Abstract:
An injector fuel injection valve is guided at the lower end by a plastic valve guide mounted in a nozzle containing a valve seat engagable by the valve element. The valve guide includes inwardly protruding annularly spaced ribs having inner guide surfaces and defining spaced flow channels. The guide surfaces engage the circular or spherical exterior of the valve element to guide the element to properly aligned seating against the conical valve seat. The plastic or polymeric valve guide is preferably molded in place within the cup shaped metal nozzle but, if desired, the valve guide may be separately molded and subsequently inserted or snapped in place within the nozzle. A second plastic valve guide may be provided for guiding the upper end of an associated armature. A plastic or polymeric ring is molded in place or otherwise mounted within a groove around the outer surface of the armature and engagable with a cylindrical tube disposed within a main body of the injector to which the injection nozzle is secured.

Description:
TECHNICAL FIELD 
     This invention relates to fuel injectors for metering of fuel to the intake system of an internal combustion engine and, more particularly, to molded plastic valve guides for the injection valves of such injectors. 

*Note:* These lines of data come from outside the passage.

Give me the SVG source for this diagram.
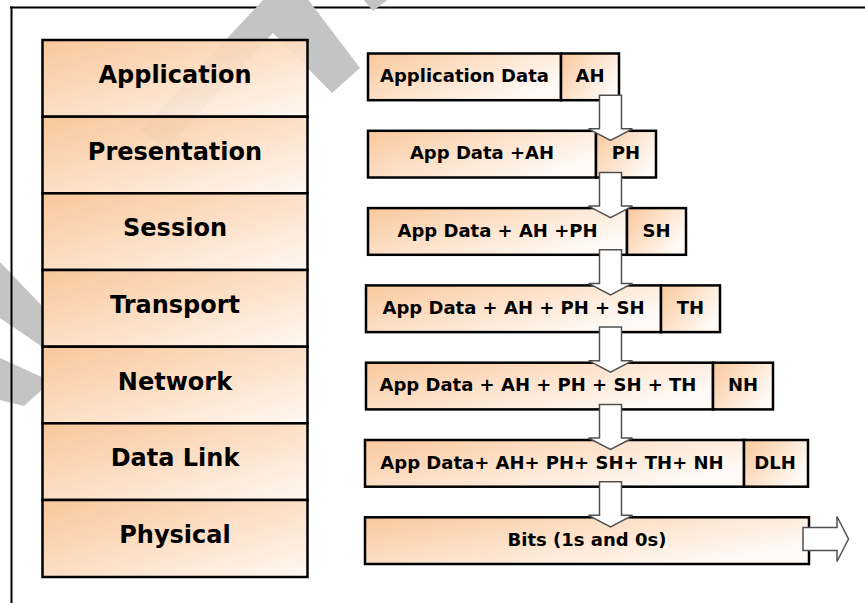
<svg xmlns="http://www.w3.org/2000/svg" width="865" height="603" viewBox="0 0 865 603">
  <style>
    .row { stroke: #000; stroke-width: 2.5; fill: url(#rowFill); fill-opacity: 0.92; }
    .box { stroke: #000; stroke-width: 2.5; fill: url(#boxFill); }
    .layer { font-family: "DejaVu Sans", Verdana, sans-serif; font-weight: bold; font-size: 24px; fill: #000; text-anchor: middle; }
    .pdu { font-family: "DejaVu Sans", Verdana, sans-serif; font-weight: bold; font-size: 18px; fill: #000; text-anchor: middle; }
    .arrow { fill: #fff; stroke: #505050; stroke-width: 1.5; stroke-linejoin: miter; }
    .frame { stroke: #000; stroke-width: 2; fill: none; }
    .mark { fill: #c4c4c4; }
  </style>
  <defs>
    <linearGradient id="rowFill" x1="0" y1="0" x2="1" y2="1">
      <stop offset="0" stop-color="#f8c292"/>
      <stop offset="0.5" stop-color="#fcdcc0"/>
      <stop offset="1" stop-color="#fff8f2"/>
    </linearGradient>
    <linearGradient id="boxFill" x1="0" y1="0" x2="1" y2="0.6">
      <stop offset="0" stop-color="#f9c89c"/>
      <stop offset="0.55" stop-color="#fde4ce"/>
      <stop offset="1" stop-color="#fffaf6"/>
    </linearGradient>
  </defs>

  <rect width="865" height="603" fill="#fff"/>

  <!-- page frame, top edge -->
  <path class="frame" d="M10,7.5 H865"/>

  <!-- background watermark shapes -->
  <g id="watermark">
    <polygon class="mark" points="141,130 265,-2 307,-2 360,68 332,93 273,33 165,150"/>
    <polygon class="mark" points="362,-2 390,-2 373,11"/>
    <polygon class="mark" points="0,262 44,308 44,348 0,318"/>
    <polygon class="mark" points="0,358 44,378 44,388 24,406 0,400"/>
  </g>

  <!-- page frame, left edge -->
  <path class="frame" d="M11.5,6.5 V603"/>

  <!-- OSI layer stack -->
  <g id="layer-application">
    <rect class="row" x="42.5" y="40" width="265" height="76.7"/>
    <text class="layer" x="175" y="83">Application</text>
  </g>
  <g id="layer-presentation">
    <rect class="row" x="42.5" y="116.7" width="265" height="76.6"/>
    <text class="layer" x="175" y="159.7">Presentation</text>
  </g>
  <g id="layer-session">
    <rect class="row" x="42.5" y="193.3" width="265" height="76.7"/>
    <text class="layer" x="175" y="236.3">Session</text>
  </g>
  <g id="layer-transport">
    <rect class="row" x="42.5" y="270" width="265" height="76.7"/>
    <text class="layer" x="175" y="313">Transport</text>
  </g>
  <g id="layer-network">
    <rect class="row" x="42.5" y="346.7" width="265" height="76.6"/>
    <text class="layer" x="175" y="389.7">Network</text>
  </g>
  <g id="layer-datalink">
    <rect class="row" x="42.5" y="423.3" width="265" height="76.7"/>
    <text class="layer" x="175" y="466.3">Data Link</text>
  </g>
  <g id="layer-physical">
    <rect class="row" x="42.5" y="500" width="265" height="77"/>
    <text class="layer" x="175" y="543">Physical</text>
  </g>

  <!-- encapsulated data units -->
  <g id="pdu-application">
    <rect class="box" x="368" y="53.5" width="193" height="46.7"/>
    <rect class="box" x="561" y="53.5" width="58" height="46.7"/>
    <text class="pdu" x="464.5" y="82">Application Data</text>
    <text class="pdu" x="590" y="82">AH</text>
  </g>
  <g id="pdu-presentation">
    <rect class="box" x="368" y="130.8" width="228" height="46.7"/>
    <rect class="box" x="596" y="130.8" width="60" height="46.7"/>
    <text class="pdu" x="482" y="159.3">App Data +AH</text>
    <text class="pdu" x="626" y="159.3">PH</text>
  </g>
  <g id="pdu-session">
    <rect class="box" x="368" y="208.1" width="259" height="46.7"/>
    <rect class="box" x="627" y="208.1" width="59" height="46.7"/>
    <text class="pdu" x="497.5" y="236.6">App Data + AH +PH</text>
    <text class="pdu" x="656.5" y="236.6">SH</text>
  </g>
  <g id="pdu-transport">
    <rect class="box" x="366" y="285.4" width="295" height="46.7"/>
    <rect class="box" x="661" y="285.4" width="59" height="46.7"/>
    <text class="pdu" x="513.5" y="313.9">App Data + AH + PH + SH</text>
    <text class="pdu" x="690.5" y="313.9">TH</text>
  </g>
  <g id="pdu-network">
    <rect class="box" x="366" y="362.7" width="347" height="46.7"/>
    <rect class="box" x="713" y="362.7" width="60" height="46.7"/>
    <text class="pdu" x="538" y="391.2">App Data + AH + PH + SH + TH</text>
    <text class="pdu" x="743" y="391.2">NH</text>
  </g>
  <g id="pdu-datalink">
    <rect class="box" x="365" y="440" width="379" height="46.7"/>
    <rect class="box" x="744" y="440" width="64" height="46.7"/>
    <text class="pdu" x="552" y="468.5">App Data+ AH+ PH+ SH+ TH+ NH</text>
    <text class="pdu" x="775" y="468.5">DLH</text>
  </g>
  <g id="pdu-physical">
    <rect class="box" x="365" y="517.3" width="444" height="46.7"/>
    <text class="pdu" x="587" y="545.8">Bits (1s and 0s)</text>
  </g>

  <!-- block arrows between layers -->
  <g id="connectors">
    <path class="arrow" d="M599.5,95.2 H621.5 V128.8 H632.5 L610.5,140.3 L588.5,128.8 H599.5 Z"/>
    <path class="arrow" d="M599.5,172.5 H621.5 V206.1 H632.5 L610.5,217.6 L588.5,206.1 H599.5 Z"/>
    <path class="arrow" d="M599.5,249.8 H621.5 V283.4 H632.5 L610.5,294.9 L588.5,283.4 H599.5 Z"/>
    <path class="arrow" d="M599.5,327.1 H621.5 V360.7 H632.5 L610.5,372.2 L588.5,360.7 H599.5 Z"/>
    <path class="arrow" d="M599.5,404.4 H621.5 V438 H632.5 L610.5,449.5 L588.5,438 H599.5 Z"/>
    <path class="arrow" d="M599.5,481.7 H621.5 V515.3 H632.5 L610.5,526.8 L588.5,515.3 H599.5 Z"/>
    <path class="arrow" d="M803,527.5 H837 V516.5 L848.5,539 L837,561.5 V550.5 H803 Z"/>
  </g>
</svg>
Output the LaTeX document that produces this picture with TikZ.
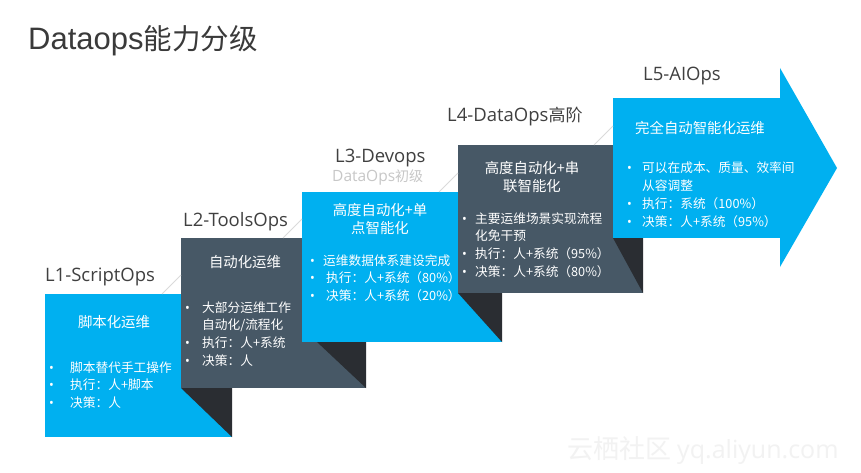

     BACKGROUND OF THE INVENTION 
     It is known in the art relating to engine fuel injectors to provide a reciprocating injection valve which seats against a valve seat and is guided in reciprocation by upper and lower valve guide surfaces. U.S. Pat. No. 5,755,386 granted May 26, 1998, describes in detail the structure of one form of such injector and the construction and purposes of guiding the injection valve in such injector. Reference to this patent may be helpful in understanding both the background and structure of prior art injectors having injection valve guides. 
     SUMMARY OF THE INVENTION 
     The present invention provides improved injection valve guides for injectors, especially of the type described in the above-identified U.S. Pat. No. 5,755,386. In such injectors, the injection valve includes a curved end or spherical valve element, axially connected to a tubular magnetic armature. The armature is actuated by an electromagnetic coil to open the valve and by a return spring to close the valve. 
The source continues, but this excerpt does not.